The ideal way to experience South Korean auteur Bong Joon-ho’s international awards-laureate ‘Parasite’ is to have as little prior knowledge as possible.
So if you’re watching this before having seen the film and you’ve managed to avoid the whirlwind of publicity it has attracted since sweeping the Oscars this year, it may be simpler to just stop and watch the social satire.
Spoiler Alert! If you still want to watch this film, do not continue reading this.
Halfway through ‘Parasite’, the Kims, a family of grifters who live in a dank semi-basement in Seoul have by hook and mostly crook wangled their way into jobs in the ultra-chic mansion of the Parks. Twisty as the plot has already been, viewers know more surprises must be in store, but can scarcely imagine what they will be.
The screwball shifts in tone somehow cohere into a biting parable of haves and have-nots.
On February 9th, this South Korean farce became the first foreign-language film to be crowned Best Picture at the Academy Awards. It also took Best Screenplay, Best International Feature Film and Best Director, for Bong Joon-ho.
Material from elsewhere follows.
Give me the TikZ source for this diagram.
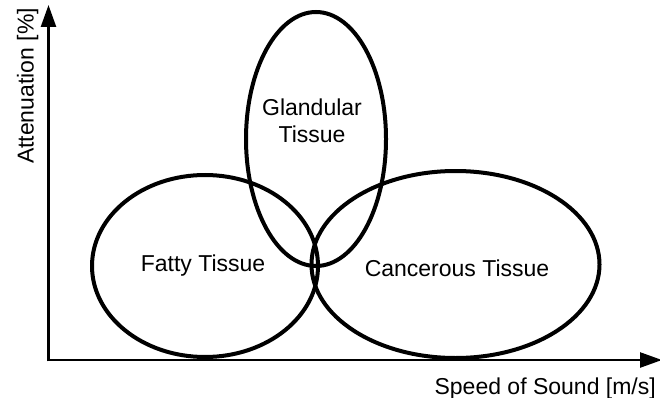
\documentclass[tikz,border=0pt]{standalone}
\usepackage{fontspec}
\setmainfont{Liberation Sans}
\usetikzlibrary{shapes.geometric,arrows.meta}
\begin{document}
\begin{tikzpicture}[x=1pt,y=-1pt,
  region/.style={draw, ellipse, line width=4pt, inner sep=0pt},
  axisline/.style={line width=2.5pt, -{Triangle[length=22pt,width=15pt]}},
  lbl/.style={font=\fontsize{23}{27}\selectfont, inner sep=0pt, align=center}]
\useasboundingbox (0,0) rectangle (660,398);
% axes
\coordinate (O) at (48.5,360);
\coordinate (ytop) at (48.5,5);
\coordinate (xend) at (662,360);
\draw[axisline] ([yshift=-1.25pt]O) -- (ytop);
\draw[axisline] ([xshift=-1.25pt]O) -- (xend);
% regions
\node[region, minimum width=226pt, minimum height=182pt] (fatty) at (205,266) {};
\node[region, minimum width=140pt, minimum height=254pt] (gland) at (316,139) {};
\node[region, minimum width=288pt, minimum height=187pt] (cancer) at (455.5,264.5) {};
% labels
\node[lbl, anchor=base] (tfatty) at (203,271) {Fatty Tissue};
\node[lbl, anchor=base] (tcancer) at (457,276) {Cancerous Tissue};
\node[lbl] (tgland) at (312,121) {Glandular\\Tissue};
\node[lbl, rotate=90, anchor=base] (ylab) at (33.5,86) {Attenuation [\%]};
\node[lbl, anchor=base east] (xlab) at (656,394.5) {Speed of Sound [m/s]};
\end{tikzpicture}
\end{document}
Here is ‘Parasite’ and its impact, explained. In any country, you have the rich and you have the poor, and between those classes you have very steep levels. The social level is symbolized by the “stairs” in the film. You go upstairs into the center of the rich people’s life; and when you go downstairs, you go into the basement where the rich have never heard about, or they don’t want to admit that they know about it. Moving from down to up is extremely difficult. So when Ki-Woo, the poor young man who wanted to take the whole family go up the stairs of the social class, ends up with everyone going down the stairs. It’s a sad portrait of our current times.